The code to create a fully lit and rendered scene is much smaller for WebGL,
but the principles are the same, and you will still learn about writing
shaders.

------
bamyazi
Having played with OpenGL, DirectX and XNA (which is really just a managed
wrapper around DirectX as are other managed libraries such as SlimDX), I'd
suggest that learning any one of the above is really as low level as you want
to go - At a basic level they simply provide an interface to the graphics
hardware by allowing you to create and manage the vertex/index buffers and
shaders which you load up on your graphics card which then does all the work
of transforming the lists of vertices into what you see on the screen.
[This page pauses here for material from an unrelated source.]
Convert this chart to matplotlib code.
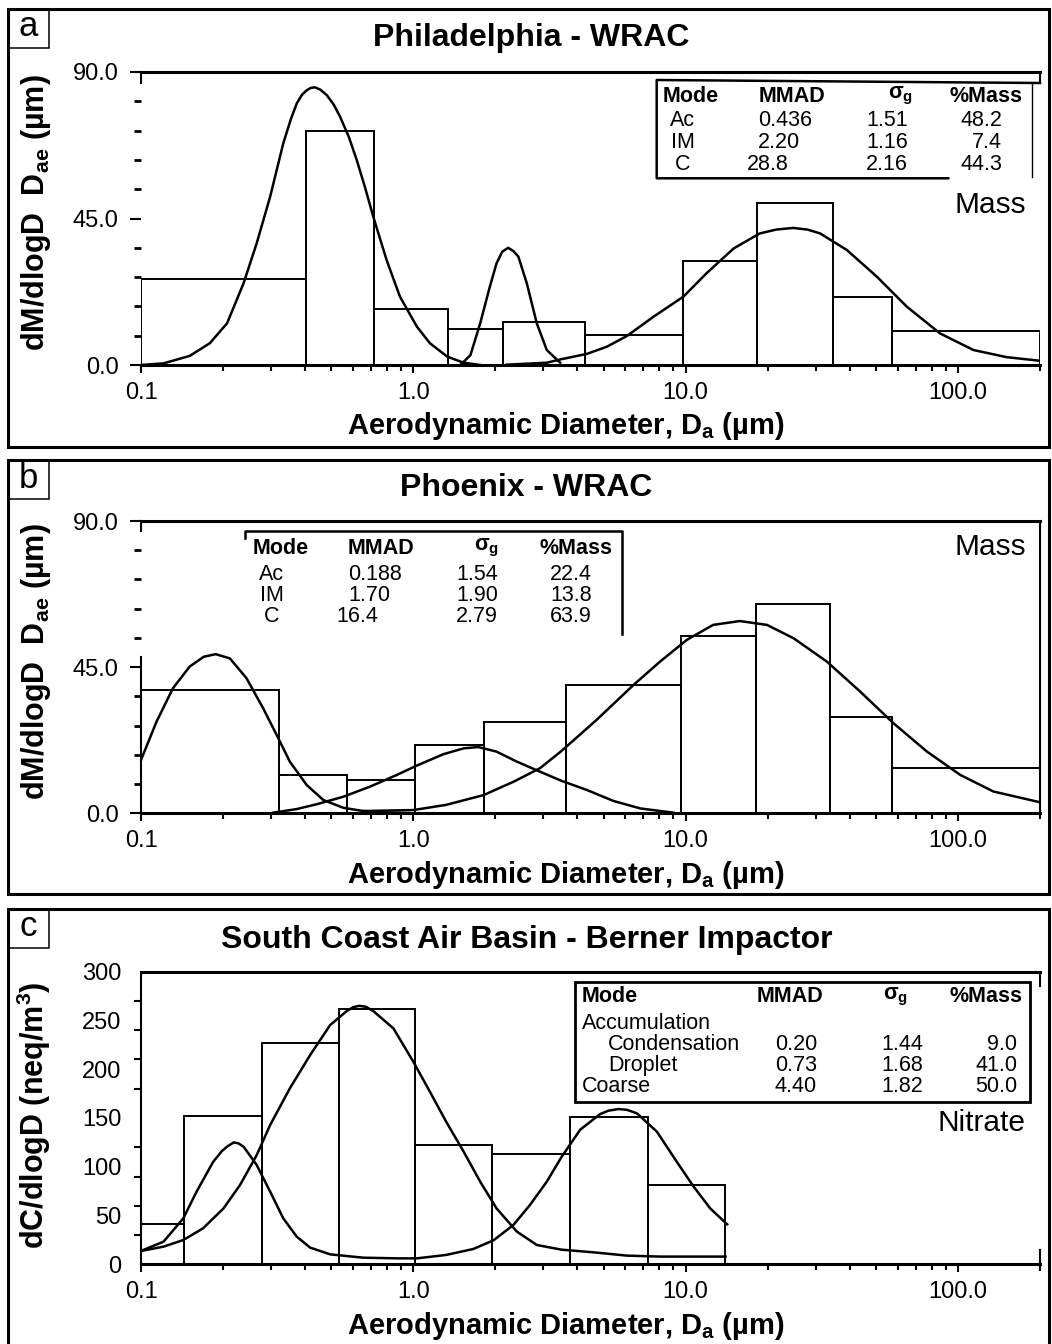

With
any of these low level libraries you will still need to develop the 'engine'
itself which will deal with scene management, lighting, ai, physics, animation
etc. You can still have a load of 'fun' and learn a huge amount by writing
things like your own deferred lighting engine (which is what i initially did,
there are plenty of tutorials online and it's a good way of learning some of
the vector/matrix algebra which you'll need and pretty satisfying when you get
first get hundreds of lights on your models), Even if you use libraries for
lighting/physics, you'll still need to learn HLSL/GLSL for shader programming
which is where a lot of the cool stuff is being done these days especially
with the advent of geometry shaders.

------
tobylane
So much physics and maths needed, e.g.
<http://en.wikipedia.org/wiki/Fast_inverse_square_root>

------
mikeatl
I second the importance of reading Jason Gregory's Game Engine Architecture.